For decades, the chemical resistance glove market was dominated by a simple, inefficient arms race: to get more protection, manufacturers added more nitrile rubber. The result was thick, clumsy, stiff gloves that crushed the worker's sense of touch. Mechanics and assembly workers would struggle to feel small fasteners, leading them to remove the gloves to "work precisely," instantly exposing their skin to solvents and jagged edges. Thick gloves also cause hand fatigue, as the muscles must work harder to grip tools, increasing the likelihood of repetitive strain injuries (RSI) and accidental tool drops.
The materials science of hand protection is currently being rewritten by the introduction of Graphene-Enhanced Nitrile.

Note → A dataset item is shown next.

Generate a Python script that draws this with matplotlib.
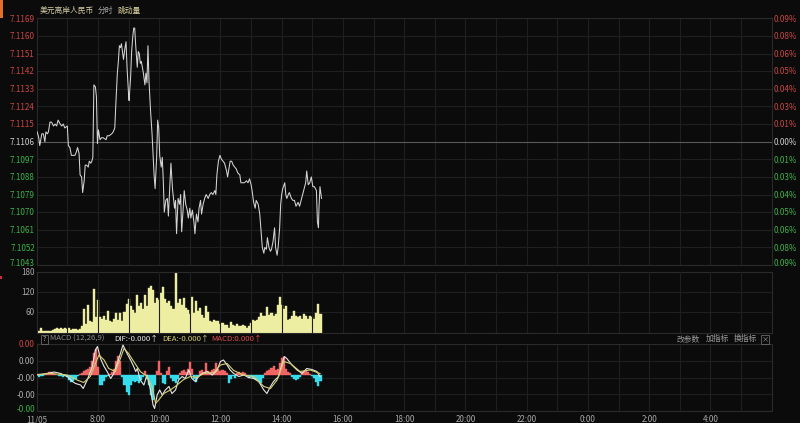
import matplotlib
matplotlib.use('Agg')
import matplotlib.pyplot as plt
from matplotlib.patches import Rectangle
from matplotlib.transforms import offset_copy
import numpy as np

plt.rcParams['font.family'] = ['Noto Sans CJK SC', 'DejaVu Sans']

# ---------------- data (minutes after 06:00 on 11/05) ----------------
price_min = [1, 4, 6, 10, 13, 16, 18, 21, 23, 26,
             29, 33, 36, 39, 42, 46, 49, 52, 55, 60,
             62, 65, 68, 72, 75, 78, 80, 83, 85, 88,
             90, 93, 95, 98, 101, 103, 106, 108, 110, 112,
             115, 117, 119, 121, 124, 127, 130, 136, 138, 142,
             147, 150, 153, 155, 158, 160, 162, 164, 166, 170,
             173, 175, 177, 180, 181, 184, 186, 188, 190, 192,
             194, 197, 199, 201, 203, 205, 209, 211, 212, 214,
             216, 218, 220, 223, 226, 228, 230, 232, 235, 237,
             239, 241, 244, 246, 248, 250, 253, 256, 258, 261,
             263, 266, 268, 270, 272, 274, 277, 280, 282, 284,
             287, 289, 292, 295, 297, 300, 302, 305, 308, 310,
             313, 316, 318, 321, 323, 326, 329, 332, 336, 339,
             342, 345, 349, 351, 353, 356, 359, 362, 365, 368,
             372, 374, 377, 379, 382, 385, 388, 391, 394, 398,
             400, 404, 407, 411, 414, 417, 420, 422, 425, 428,
             430, 434, 437, 439, 442, 445, 447, 450, 452, 455,
             458, 460, 463, 466, 468, 471, 473, 476, 478, 480,
             482, 486, 488, 490, 493, 495, 499, 502, 505, 508,
             512, 515, 518, 522, 524, 527, 529, 532, 535, 538,
             541, 544, 548, 550, 552, 553, 555, 558]
price_val = [7.1111, 7.1108, 7.1104, 7.1110, 7.1110, 7.1106, 7.1111, 7.1110, 7.1111, 7.1116,
             7.1116, 7.1114, 7.1115, 7.1114, 7.1117, 7.1115, 7.1114, 7.1115, 7.1113, 7.1114,
             7.1104, 7.1103, 7.1099, 7.1099, 7.1099, 7.1101, 7.1103, 7.1100, 7.1089, 7.1088,
             7.1080, 7.1086, 7.1094, 7.1094, 7.1093, 7.1096, 7.1095, 7.1096, 7.1098, 7.1135,
             7.1134, 7.1129, 7.1105, 7.1112, 7.1107, 7.1108, 7.1108, 7.1107, 7.1109, 7.1109,
             7.1110, 7.1111, 7.1113, 7.1125, 7.1141, 7.1147, 7.1155, 7.1154, 7.1156, 7.1148,
             7.1154, 7.1157, 7.1144, 7.1130, 7.1127, 7.1139, 7.1152, 7.1159, 7.1164, 7.1164,
             7.1155, 7.1144, 7.1152, 7.1151, 7.1146, 7.1147, 7.1141, 7.1137, 7.1135, 7.1141,
             7.1136, 7.1155, 7.1137, 7.1122, 7.1110, 7.1099, 7.1089, 7.1082, 7.1098, 7.1117,
             7.1113, 7.1099, 7.1093, 7.1098, 7.1086, 7.1070, 7.1076, 7.1077, 7.1068, 7.1084,
             7.1095, 7.1082, 7.1077, 7.1072, 7.1076, 7.1059, 7.1077, 7.1074, 7.1079, 7.1060,
             7.1072, 7.1081, 7.1074, 7.1071, 7.1067, 7.1072, 7.1067, 7.1071, 7.1065, 7.1059,
             7.1069, 7.1065, 7.1072, 7.1076, 7.1069, 7.1074, 7.1077, 7.1079, 7.1077, 7.1079,
             7.1080, 7.1079, 7.1081, 7.1079, 7.1089, 7.1096, 7.1099, 7.1097, 7.1096, 7.1095,
             7.1091, 7.1088, 7.1093, 7.1096, 7.1096, 7.1094, 7.1093, 7.1092, 7.1090, 7.1089,
             7.1085, 7.1085, 7.1085, 7.1086, 7.1085, 7.1087, 7.1084, 7.1081, 7.1075, 7.1072,
             7.1076, 7.1074, 7.1069, 7.1062, 7.1052, 7.1049, 7.1052, 7.1051, 7.1057, 7.1052,
             7.1050, 7.1051, 7.1055, 7.1062, 7.1052, 7.1048, 7.1052, 7.1062, 7.1074, 7.1079,
             7.1082, 7.1085, 7.1079, 7.1077, 7.1079, 7.1080, 7.1077, 7.1076, 7.1076, 7.1073,
             7.1075, 7.1073, 7.1076, 7.1080, 7.1082, 7.1085, 7.1091, 7.1084, 7.1085, 7.1088,
             7.1083, 7.1083, 7.1081, 7.1065, 7.1062, 7.1072, 7.1083, 7.1077]
prev_close = 7.1106

# volume, one reading every 4 minutes starting at 06:00
vol_step = 4
volume = [5, 3, 14, 3, 3, 4, 4, 4, 8, 10,
          12, 10, 12, 10, 14, 9, 12, 8, 11, 10,
          8, 9, 18, 68, 25, 80, 35, 30, 128, 45,
          95, 45, 40, 50, 38, 62, 35, 32, 40, 58,
          38, 58, 35, 60, 85, 100, 78, 65, 58, 112,
          78, 88, 68, 110, 78, 130, 138, 125, 88, 102,
          95, 118, 135, 98, 88, 92, 78, 68, 180, 88,
          98, 80, 102, 72, 65, 55, 105, 58, 92, 62,
          72, 52, 42, 78, 60, 34, 30, 38, 33, 34,
          25, 28, 22, 22, 14, 30, 22, 20, 25, 18,
          20, 22, 18, 14, 18, 28, 38, 34, 38, 46,
          58, 48, 50, 75, 52, 58, 48, 54, 80, 105,
          82, 68, 78, 38, 40, 50, 62, 48, 45, 50,
          40, 55, 48, 40, 50, 45, 40, 58, 83, 55]

# MACD histogram (x1e-5), one reading every 4 minutes
macd_hist = [-2, -4, -3, -2, 1, 3, 5, 6, 4, 2,
             -1, -2, -3, -4, -2, -4, -10, -14, -13, -8,
             -2, 2, 4, 8, 10, 12, 16, 28, 44, 52,
             15, -21, -20, -12, -4, -2, 2, 6, 12, 28,
             38, 28, -4, -20, -34, -40, -20, -12, -14, -12,
             -16, -10, -4, 8, -8, -20, -40, -50, -20, 8,
             28, 4, -16, -18, 8, 16, -6, -12, -16, -8,
             4, 8, 10, 6, 12, 26, 12, -8, -14, -4,
             8, 10, 6, 24, 8, 6, 10, 12, 24, 12,
             8, 10, 8, 4, -16, -8, -2, -6, 4, 6,
             4, 6, 4, -2, -6, -4, -6, -8, -10, -14,
             -16, -6, 4, 8, 10, 14, 18, 10, 12, 24,
             34, 36, 12, 6, 4, -4, -8, -10, -8, -4,
             6, 8, 10, 6, 2, -2, -6, -14, -22, -12]

dif_min = [1, 21, 34, 47, 60, 70, 76, 86, 91, 99,
           109, 115, 119, 125, 132, 138, 145, 151, 161, 169,
           177, 184, 190, 194, 197, 203, 210, 216, 223, 228,
           231, 236, 241, 246, 252, 259, 265, 272, 278, 285,
           291, 298, 304, 311, 317, 324, 334, 344, 353, 360,
           366, 373, 379, 386, 396, 406, 415, 425, 435, 445,
           451, 458, 464, 474, 480, 485, 490, 500, 510, 520,
           529, 539, 549, 555]
dif_val = [-1, 2, 5, 2, -4, -14, -18, -21, -28, -11,
           16, 49, 56, 32, 16, 6, -8, 2, 32, 59,
           42, 29, 16, 6, 12, -11, -21, -1, -31, -61,
           -68, -41, -31, -41, -31, -24, -38, -31, -11, -4,
           -8, 9, -8, -14, -4, 2, 6, -1, 8, 26,
           29, 19, 9, 2, -4, -1, -6, -8, -14, -31,
           -38, -24, -14, -4, 19, 36, 32, 19, 9, 2,
           12, 10, 6, -4]
dea_min = [1, 27, 60, 79, 92, 105, 115, 122, 132, 141,
           154, 164, 171, 180, 190, 203, 216, 226, 233, 239,
           249, 262, 275, 288, 301, 314, 327, 347, 360, 373,
           386, 405, 425, 445, 458, 471, 484, 497, 516, 536,
           555]
dea_val = [0, 2, -1, -11, -16, -4, 22, 39, 29, 12,
           6, 32, 52, 42, 26, 6, -4, -24, -58, -51,
           -38, -31, -21, -10, -4, -6, 2, 4, 19, 22,
           8, -1, -4, -24, -28, -11, 26, 22, 6, 9,
           2]

x_tick_labels = ['11/05', '8:00', '10:00', '12:00', '14:00', '16:00',
                 '18:00', '20:00', '22:00', '0:00', '2:00', '4:00']
vol_ticks = [60, 120, 180]
macd_top, macd_bottom = 0.00061, -0.00073

# ---------------- style ----------------
BG = '#0b0b0b'
GRID = '#1f1f1f'
SPINE = '#2a2a2a'
RED = '#cc4646'
GREEN = '#3cb44a'
FS = 5.8

W, H = 800, 423
fig = plt.figure(figsize=(8, 4.23), dpi=100, facecolor=BG)


def box(l, t, r, b):
    return [l / W, 1 - b / H, (r - l) / W, (b - t) / H]


ax_p = fig.add_axes(box(36.7, 18.3, 771.7, 265))
ax_v = fig.add_axes(box(36.7, 271.5, 771.7, 332.5))
ax_m = fig.add_axes(box(36.7, 344, 771.7, 411))

for ax in (ax_p, ax_v, ax_m):
    ax.set_facecolor(BG)
    ax.set_xlim(0, 1440)
    for s in ax.spines.values():
        s.set_color(SPINE)
        s.set_linewidth(0.8)
    ax.tick_params(length=0, pad=1.5, labelsize=FS)
    for hh in range(60, 1440, 60):
        ax.axvline(hh, color=GRID, lw=0.8, zorder=4 if ax is ax_v else 0.5)
    ax.set_xticks([])
    ax.set_yticks([])


def ylabel(ax, y, s, color, side='left', last=False):
    tr = offset_copy(ax.get_yaxis_transform(), fig=fig, x=0, y=-0.8, units='dots')
    va = 'baseline' if last else 'center'
    if side == 'left':
        ax.text(-0.0025, y, s, transform=tr, ha='right', va=va, color=color,
                fontsize=FS, clip_on=False)
    else:
        ax.text(1.003, y, s, transform=tr, ha='left', va=va, color=color,
                fontsize=FS, clip_on=False)


# ---- price panel ----
ticks = np.round(np.linspace(7.1043, 7.1169, 15), 4)
ax_p.set_ylim(ticks[0], ticks[-1])
for i, t in enumerate(ticks):
    if abs(t - prev_close) < 1e-6:
        ax_p.axhline(t, color='#5a5a5a', lw=0.8, zorder=1)
        c = '#d0d0d0'
    else:
        ax_p.axhline(t, color=GRID, lw=0.8, zorder=0.5)
        c = RED if t > prev_close else GREEN
    ylabel(ax_p, t, f'{t:.4f}', c, 'left', last=(i == 0))
    ylabel(ax_p, t, f'{abs(t - prev_close) / prev_close * 100:.2f}%', c, 'right', last=(i == 0))
ax_p.plot(price_min, price_val, color='#d4d4d4', lw=0.75, zorder=3)

# ---- volume panel ----
vt = np.arange(len(volume)) * vol_step
ax_v.bar(vt, volume, width=vol_step, color='#eeeea2', edgecolor='#eeeea2',
         linewidth=0.3, zorder=2)
ax_v.set_ylim(0, 180)
for v in vol_ticks:
    ax_v.axhline(v, color=GRID, lw=0.8, zorder=0.5)
    ylabel(ax_v, v, str(v), '#a8a8a8')

# ---- MACD panel ----
mt = np.arange(len(macd_hist)) * vol_step
hv = np.array(macd_hist) * 1e-5
cols = np.where(hv >= 0, '#f06464', '#36dcec')
ax_m.bar(mt, hv, width=vol_step, color=cols, edgecolor=cols, linewidth=0.3, zorder=2)
ax_m.plot(dif_min, np.array(dif_val) * 1e-5, color='#e6e6e6', lw=0.8, zorder=3)
ax_m.plot(dea_min, np.array(dea_val) * 1e-5, color='#d6cf72', lw=0.8, zorder=3)
ax_m.set_ylim(macd_bottom, macd_top)
mticks = np.linspace(macd_top, macd_bottom, 5)
for i, t in enumerate(mticks):
    ax_m.axhline(t, color=GRID, lw=0.8, zorder=0.5)
    ylabel(ax_m, t, f'{t:.2f}', RED if i == 0 else (GREEN if i == 4 else '#b0b0b0'),
           last=(i == 4))
ax_m.set_xticks(np.arange(0, 1440, 120))
ax_m.set_xticklabels(x_tick_labels, color='#a8a8a8')
ax_m.tick_params(axis='x', pad=3)

# ---- header texts ----
fig.text(40 / W, 1 - 10.5 / H, '美元离岸人民币', color='#d4cca4', fontsize=5.6, va='center')
fig.text(98 / W, 1 - 10.5 / H, '分时', color='#a8a8a8', fontsize=5.6, va='center')
fig.text(118 / W, 1 - 10.5 / H, '跳动量', color='#dcd39c', fontsize=5.6, va='center')

ym = 1 - 339 / H
fig.patches.append(Rectangle((41 / W, 1 - 343.5 / H), 6.5 / W, 8.5 / H, transform=fig.transFigure,
                             fill=False, ec='#6a6a6a', lw=0.6))
fig.text(44.3 / W, ym, '?', color='#b0b0b0', fontsize=4.8, va='center', ha='center')
fig.text(50 / W, ym, 'MACD (12,26,9)', color='#8c8c8c', fontsize=5.6, va='center')
fig.text(114 / W, ym, 'DIF:-0.000↑', color='#e8e8e8', fontsize=5.6, va='center')
fig.text(162 / W, ym, 'DEA:-0.000↑', color='#d6cf72', fontsize=5.6, va='center')
fig.text(211 / W, ym, 'MACD:0.000↑', color='#e05050', fontsize=5.6, va='center')
fig.text(677 / W, ym, '改参数', color='#9a9a9a', fontsize=5.6, va='center')
fig.text(706 / W, ym, '加指标', color='#9a9a9a', fontsize=5.6, va='center')
fig.text(734 / W, ym, '换指标', color='#9a9a9a', fontsize=5.6, va='center')
fig.patches.append(Rectangle((761 / W, 1 - 343.5 / H), 8 / W, 8.5 / H, transform=fig.transFigure,
                             fill=False, ec='#6a6a6a', lw=0.6))
fig.text(765 / W, ym, '×', color='#9a9a9a', fontsize=5.2, va='center', ha='center')

# left edge marks
fig.patches.append(Rectangle((0, 1 - 18 / H), 2.5 / W, 18 / H, transform=fig.transFigure,
                             fc='#e0702a', ec='none'))
fig.patches.append(Rectangle((0, 1 - 279 / H), 1.5 / W, 3 / H, transform=fig.transFigure,
                             fc='#c83030', ec='none'))

fig.savefig('out.png', dpi=100, facecolor=BG)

Graphene, a single layer of carbon atoms arranged in a hexagonal lattice, is the strongest material ever tested. By dispersing microscopic particles of graphene into the liquid nitrile before it is dipped and cured, manufacturers have created a glove that is thinner than paper but significantly tougher than heavy leather or standard foam nitrile.
The physics are transformative. The graphene lattice creates a barrier that is far more resistant to punctures, cuts, and abrasion than standard nitrile, but it does so without adding bulk. The glove retains a "bare hand" tactile sensation. Workers can feel the ridges of a screw, the texture of a pipe, or the click of a latch. More importantly, the slick surface of graphene reduces the coefficient of friction, allowing gloves to slide over hands more easily without the "snag" that often tears thin gloves. In an era where dexterity is safety, the 15-mil thick graphene glove is outperforming the 30-mil standard nitrile glove, proving that thinner, smarter materials protect the worker better than a layer of clumsy padding.